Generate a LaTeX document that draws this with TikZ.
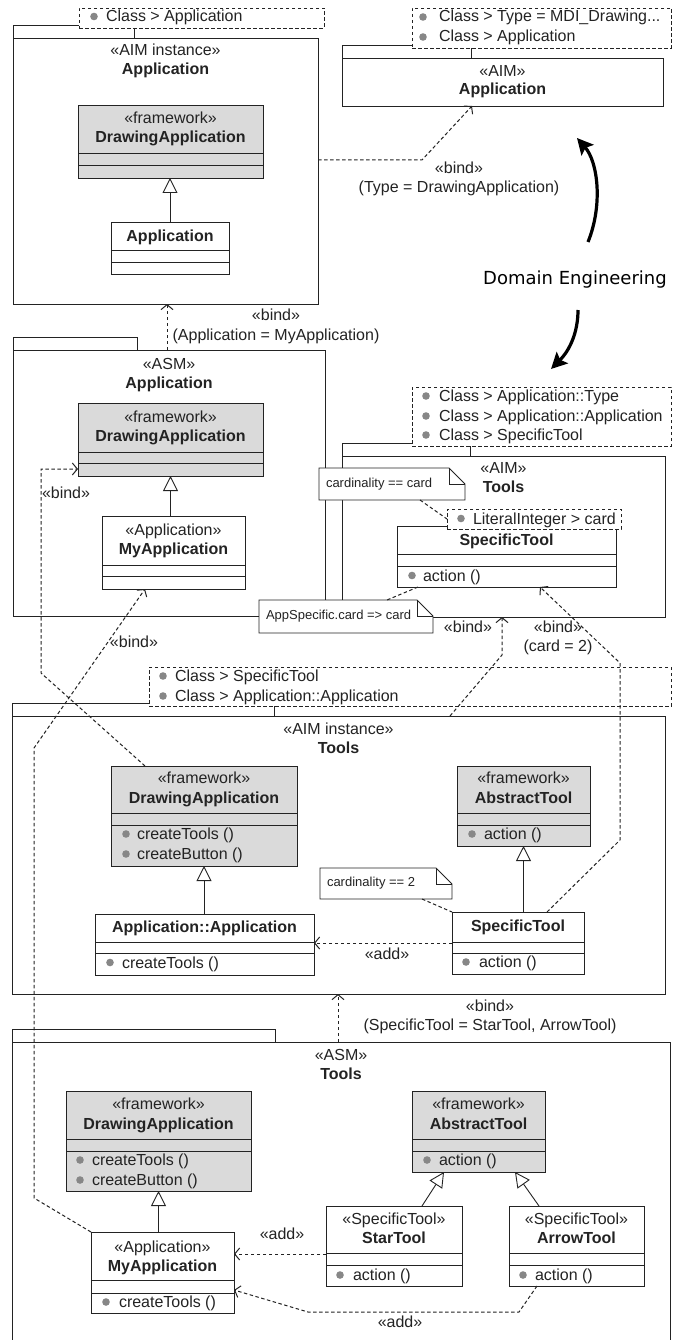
\documentclass[tikz,border=0pt]{standalone}
\usepackage{fontspec}
\setmainfont{Liberation Sans}
\newfontfamily\dejavu{DejaVu Sans}
\usetikzlibrary{arrows.meta}
\definecolor{fwgray}{RGB}{218,218,218}
\definecolor{ink}{RGB}{35,35,35}
\definecolor{dotgray}{RGB}{135,135,135}

% UML comment with a folded corner: name, x, y, width, height, text
\newcommand\foldnote[6]{%
  \node[hole,sz={#4}{#5}] (#1) at (#2,#3) {};
  \filldraw[ln,fill=white] (#1.north west) -- ([xshift=-16pt]#1.north east)
    -- ([yshift=-16pt]#1.north east) -- (#1.south east) -- (#1.south west) -- cycle;
  \draw[ln] ([xshift=-16pt]#1.north east) -- ([xshift=-16pt,yshift=-16pt]#1.north east)
    -- ([yshift=-16pt]#1.north east);
  \node[cn] at ([xshift=7pt]#1.west) {#6};}
\newcommand\dotat[1]{\fill[dotgray] #1 circle (3.8pt);}

\begin{document}
\begin{tikzpicture}[x=1pt,y=-1pt,
  every node/.style={inner sep=0pt,outer sep=0pt,text=ink},
  sz/.style 2 args={minimum width=#1pt,minimum height=#2pt},
  txt/.style={font=\fontsize{16}{19}\selectfont,text height=11pt,text depth=3pt},
  nm/.style={font=\fontsize{16}{19}\selectfont\bfseries,text height=11pt,text depth=3pt},
  cn/.style={font=\fontsize{13}{15}\selectfont,text height=9pt,text depth=2.5pt,anchor=west},
  ln/.style={draw=ink,line width=0.9pt},
  box/.style={ln,fill=white,rectangle,anchor=north west},
  fw/.style={box,fill=fwgray},
  dbox/.style={draw=ink,line width=0.9pt,dash pattern=on 3.5pt off 2.5pt,fill=white,rectangle,anchor=north west},
  hole/.style={rectangle,anchor=north west},
  dashline/.style={draw=ink,line width=1pt,dash pattern=on 3.5pt off 2.5pt},
  dep/.style={dashline,-{Straight Barb[length=5pt,width=12pt,line width=1pt]}},
  gen/.style={ln,-{Triangle[length=15pt,width=15pt,fill=white,line width=0.9pt]}},
  bigarrow/.style={draw=black,line width=3.2pt,-{Stealth[length=16pt,width=16pt,inset=3pt]}},
]
\fill[white,use as bounding box] (0,0) rectangle (676,1340);

% ---------- AIM instance: Application ----------
\node[box,sz={121}{13}] (p1tab) at (13,25) {};
\node[box,sz={305}{266}] (p1) at (13,38) {};
\node[txt] at (165.5,52) {«AIM instance»};
\node[nm] at (165.5,71) {Application};
\node[fw,sz={185}{73}] (da1) at (78,105) {};
\draw[ln] (78,153) -- (263,153) (78,165) -- (263,165);
\node[txt] at (170.5,120) {«framework»};
\node[nm] at (170.5,139) {DrawingApplication};
\node[box,sz={118}{52}] (app1) at (111,222) {};
\draw[ln] (111,250) -- (229,250) (111,262) -- (229,262);
\node[nm] at (170,237) {Application};
\node[dbox,sz={245}{20}] (n1) at (79,8) {};
\dotat{(94,16.5)}
\node[txt,anchor=west] at (106,18) {Class > Application};

% ---------- AIM: Application ----------
\node[box,sz={129}{13}] (p2tab) at (342,45) {};
\node[box,sz={321}{48}] (p2) at (342,58) {};
\node[txt] at (502.5,73) {«AIM»};
\node[nm] at (502.5,91) {Application};
\node[dbox,sz={259}{40}] (n2) at (412,8) {};
\dotat{(423,17)}
\dotat{(423,37)}
\node[txt,anchor=west] at (439,18) {Class > Type = MDI\_Drawing...};
\node[txt,anchor=west] at (439,38) {Class > Application};

% ---------- ASM: Application ----------
\node[box,sz={124}{13}] (p3tab) at (13,337) {};
\node[box,sz={312}{266}] (p3) at (13,350) {};
\node[txt] at (169,365) {«ASM»};
\node[nm] at (169,384) {Application};
\node[fw,sz={185}{73}] (da2) at (78,403) {};
\draw[ln] (78,452) -- (263,452) (78,463) -- (263,463);
\node[txt] at (170.5,418) {«framework»};
\node[nm] at (170.5,437) {DrawingApplication};
\node[box,sz={143}{73}] (mya1) at (102,516) {};
\draw[ln] (102,565) -- (245,565) (102,576) -- (245,576);
\node[txt] at (173.5,531) {«Application»};
\node[nm] at (173.5,550) {MyApplication};

% ---------- AIM: Tools ----------
\node[box,sz={128}{13}] (p4tab) at (342,443) {};
\node[box,sz={323}{161}] (p4) at (342,456) {};
\node[txt] at (503.5,469) {«AIM»};
\node[nm] at (503.5,488) {Tools};
\node[box,sz={219}{61}] (st1) at (397,526) {};
\draw[ln] (397,554) -- (616,554) (397,566) -- (616,566);
\node[nm] at (506.5,541) {SpecificTool};
\dotat{(412,575.5)}
\node[txt,anchor=west] at (423,577) {action ()};
\node[dbox,sz={174}{20}] (n4) at (447,509) {};
\dotat{(461,518.5)}
\node[txt,anchor=west] at (473,520) {LiteralInteger > card};
\node[dbox,sz={259}{59}] (n3) at (412,387) {};
\dotat{(426,396)}
\dotat{(426,416)}
\dotat{(426,435)}
\node[txt,anchor=west] at (439,397) {Class > Application::Type};
\node[txt,anchor=west] at (439,417) {Class > Application::Application};
\node[txt,anchor=west] at (439,436) {Class > SpecificTool};
\foldnote{c1}{319}{468}{146}{32}{cardinality == card}
\foldnote{c2}{259}{600}{174}{33}{AppSpecific.card => card}

% ---------- AIM instance: Tools ----------
\node[box,sz={262}{13}] (p5tab) at (12,703) {};
\node[box,sz={653}{278}] (p5) at (12,716) {};
\node[dbox,sz={522}{39}] (n5) at (149,667) {};
\dotat{(163,676)}
\dotat{(163,696)}
\node[txt,anchor=west] at (175,677) {Class > SpecificTool};
\node[txt,anchor=west] at (175,697) {Class > Application::Application};
\node[txt] at (338.5,730) {«AIM instance»};
\node[nm] at (338.5,749) {Tools};
\node[fw,sz={186}{100}] (da3) at (111,766) {};
\draw[ln] (111,813) -- (297,813) (111,825) -- (297,825);
\node[txt] at (204,779) {«framework»};
\node[nm] at (204,799) {DrawingApplication};
\dotat{(126,834)}
\dotat{(126,854)}
\node[txt,anchor=west] at (137,835) {createTools ()};
\node[txt,anchor=west] at (137,855) {createButton ()};
\node[box,sz={219}{61}] (aa) at (95,914) {};
\draw[ln] (95,942) -- (314,942) (95,953) -- (314,953);
\node[nm] at (204.5,928) {Application::Application};
\dotat{(110,962.5)}
\node[txt,anchor=west] at (122,964) {createTools ()};
\node[fw,sz={133}{80}] (at1) at (457,766) {};
\draw[ln] (457,813) -- (590,813) (457,825) -- (590,825);
\node[txt] at (523.5,779) {«framework»};
\node[nm] at (523.5,799) {AbstractTool};
\dotat{(472,834)}
\node[txt,anchor=west] at (484,835) {action ()};
\node[box,sz={132}{62}] (st2) at (452,912) {};
\draw[ln] (452,942) -- (584,942) (452,953) -- (584,953);
\node[nm] at (518,927) {SpecificTool};
\dotat{(466,962)}
\node[txt,anchor=west] at (479,963) {action ()};
\foldnote{c3}{320}{868}{132}{31}{cardinality == 2}

% ---------- ASM: Tools ----------
\node[box,sz={263}{13}] (p6tab) at (12,1029) {};
\node[hole,sz={658}{298}] (p6) at (12,1042) {};
\fill[white] (p6.south west) rectangle (p6.north east);
\draw[ln] (p6.south west) -- (p6.north west) -- (p6.north east) -- (p6.south east);
\node[txt] at (341,1056) {«ASM»};
\node[nm] at (341,1075) {Tools};
\node[fw,sz={185}{100}] (da4) at (66,1091) {};
\draw[ln] (66,1139) -- (251,1139) (66,1151) -- (251,1151);
\node[txt] at (158.5,1105) {«framework»};
\node[nm] at (158.5,1125) {DrawingApplication};
\dotat{(80,1160)}
\dotat{(80,1180)}
\node[txt,anchor=west] at (92,1161) {createTools ()};
\node[txt,anchor=west] at (92,1181) {createButton ()};
\node[box,sz={143}{81}] (mya2) at (91,1232) {};
\draw[ln] (91,1280) -- (234,1280) (91,1293) -- (234,1293);
\node[txt] at (162.5,1248) {«Application»};
\node[nm] at (162.5,1267) {MyApplication};
\dotat{(106,1302)}
\node[txt,anchor=west] at (119,1303) {createTools ()};
\node[fw,sz={133}{81}] (at2) at (412,1091) {};
\draw[ln] (412,1139) -- (545,1139) (412,1151) -- (545,1151);
\node[txt] at (478.5,1105) {«framework»};
\node[nm] at (478.5,1125) {AbstractTool};
\dotat{(427,1160)}
\node[txt,anchor=west] at (439,1161) {action ()};
\node[box,sz={136}{80}] (star) at (326,1206) {};
\draw[ln] (326,1253) -- (462,1253) (326,1265) -- (462,1265);
\node[txt] at (394,1220) {«SpecificTool»};
\node[nm] at (394,1239) {StarTool};
\dotat{(340,1275)}
\node[txt,anchor=west] at (353,1276) {action ()};
\node[box,sz={135}{80}] (arrw) at (509,1206) {};
\draw[ln] (509,1253) -- (644,1253) (509,1265) -- (644,1265);
\node[txt] at (576.5,1220) {«SpecificTool»};
\node[nm] at (576.5,1239) {ArrowTool};
\dotat{(523,1275)}
\node[txt,anchor=west] at (535,1276) {action ()};

% ---------- generalizations ----------
\draw[gen] (app1.north) -- (app1.north |- da1.south);
\draw[gen] (da2.south |- mya1.north) -- (da2.south);
\draw[gen] (da3.south |- aa.north) -- (da3.south);
\draw[gen] (at1.south |- st2.north) -- (at1.south);
\draw[gen] (da4.south |- mya2.north) -- (da4.south);
\draw[gen] ([xshift=28pt]star.north) -- ([xshift=-34.5pt]at2.south);
\draw[gen] ([xshift=-37.5pt]arrw.north) -- ([xshift=36.5pt]at2.south);

% ---------- comment links ----------
\draw[dashline] ([xshift=28pt]c1.south) -- (n4.west);
\draw[dashline] ([xshift=-88.5pt]st1.south) -- ([xshift=41pt]c2.north);
\draw[dashline] ([xshift=36pt]c3.south) -- (st2.north west);

% ---------- bind / add dependencies ----------
\coordinate (k1) at (422,160);
\draw[dep] ([yshift=-122pt]p1.north east) -- (k1) -- ([xshift=-30.5pt]p2.south);
\draw[dep] ([xshift=-2pt]p3.north) -- ([xshift=1.5pt]p1.south);
\coordinate (a1) at (41,673);
\coordinate (a2) at (41,469);
\draw[dep] ([xshift=34pt]da3.north west) -- (a1) -- (a2) -- ([yshift=7pt]da2.south west);
\coordinate (b1) at (34,1198);
\coordinate (b2) at (34,748);
\draw[dep] (mya2.north west) -- (b1) -- (b2) -- ([xshift=43pt]mya1.south west);
\coordinate (c0) at (502,655);
\draw[dep] ([xshift=111.5pt]p5.north) -- (c0) -- (c0 |- p4.south);
\coordinate (d1) at (620,840);
\coordinate (d2) at (620,663);
\draw[dep] ([xshift=29pt]st2.north) -- (d1) -- (d2) -- ([xshift=33.5pt]st1.south);
\draw[dep] ([xshift=-3pt]p6.north) -- ([xshift=-0.5pt]p5.south);
\draw[dep] (st2.west) -- (st2.west -| aa.east);
\coordinate (s2) at ([yshift=-8pt]star.west);
\draw[dep] (s2) -- (s2 -| mya2.east);
\coordinate (e1) at (519,1312);
\coordinate (e2) at (308,1312);
\draw[dep] ([xshift=-39.5pt]arrw.south) -- (e1) -- (e2) -- ([yshift=-17.5pt]mya2.east);

% ---------- connector labels ----------
\node[txt] at (459,170) {«bind»};
\node[txt] at (459,189) {(Type = DrawingApplication)};
\node[txt] at (276,316) {«bind»};
\node[txt] at (276,336) {(Application = MyApplication)};
\node[txt,anchor=west] at (42,494) {«bind»};
\node[txt] at (134,643) {«bind»};
\node[txt] at (468,628) {«bind»};
\node[txt] at (558,628) {«bind»};
\node[txt] at (558,647) {(card = 2)};
\node[txt] at (387,955) {«add»};
\node[txt] at (490,1007) {«bind»};
\node[txt] at (490,1026) {(SpecificTool = StarTool, ArrowTool)};
\node[txt] at (282,1235) {«add»};
\node[txt] at (400,1323) {«add»};

% ---------- domain engineering ----------
\node[font=\dejavu\fontsize{18}{21}\selectfont,text=black] (de) at (575,280) {Domain Engineering};
\coordinate (u0) at (588,242);
\coordinate (u1) at (577,138);
\draw[bigarrow] (u0) .. controls (603,205) and (598,162) .. (u1);
\coordinate (w0) at (578,310);
\coordinate (w1) at (551,369);
\draw[bigarrow] (w0) .. controls (578,332) and (570,350) .. (w1);
\end{tikzpicture}
\end{document}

--------

- **Problem requirements**
Filter the data for the string "with" and copy every line that has it.

- **Solution to the problem**
Generate a LaTeX document that draws this with TikZ.
% UML comment with a folded corner: name, x, y, width, height, text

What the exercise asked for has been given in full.